Experts and representatives of the civil society urged the government to construct sufficient number of cyclone centres and embankments in the coastal regions and ensure maintenance of these to reduce the risk of disaster in the country.

They also urged the Government to organise discussions on climate change and implement its recommendations and set up community-based radio stations to reduce the impact of natural calamities on life and property.

They underscored the need for increasing defence and rehabilitation budgets and plantation of the trees, which can protect soil from erosion like coconut and plum trees.

The government should study the losses that may occur in the agricultural sector due to climate change in Bangladesh and guarantee alternative solutions following such disasters, speakers said.
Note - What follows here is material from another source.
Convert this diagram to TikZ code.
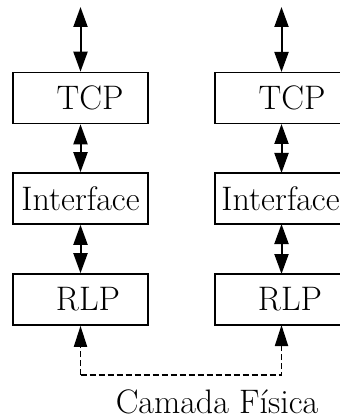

They urged the government to stop corporatisation of agriculture, ensure preservation of local seeds and its use at government level and also increase investment in this sector.

The roundtable on 'Bali Conference on the UN's Environment Related Issues: Risk and Losses of Global Climate' jointly organised by COAST and Equity and Justice Working Group (EJWG) at the National Press Club yesterday.

Gawhar Naim Wara, President of Bangladesh Disaster Forum, Prof Dr Mehedi Ahmed Ansari, Project Director of Bangladesh Network Office for Urban Study, AHM Bazlur Rahman, CEO of Bangladesh NGOs Network for Radio and Communication, among others, spoke, while Shamsudoha of EJWG, presented key-note paper.

The coastal regions occupy 32 per cent of the country's land and about 3.5 crore people live there, which is about 28 per cent of the total population. Some 54 per cent families, who are living in the coastal region, possess no usable land. Within the year 2020, population of the coastal region will reach 4.5 crore mark. As a result, the number of agriculture-based families will decrease, one of the speakers said.

At present, in Bangladesh due to global climate change, hydro-metrological disasters like drought, flood and cyclone have increased over geographical disasters like earthquake and tsunami. As a result, danger of over flooding of low land will increase by 29 per cent and sandy beaches from Cox's Bazar to Badarmokam will go under water, he added.

Land redemption is essential for facing disasters in the country. If height of the sea level increases by one metre, the total crop production of the country would be reduced from 28 to 57 per cent, speakers said.

They urged the government to decrease the use of pesticides and chemical fertilisers in agriculture and stop introduction of hybrid varieties of crops for the sake of soil fertility of the agricultural land in the country.

To face global climate change, we need effective partnership for the global carbon trade and forming an alliance among the developing countries, which would be affected by GHG, and to pressurise the industrialised countries to reduce this outflow, speakers said.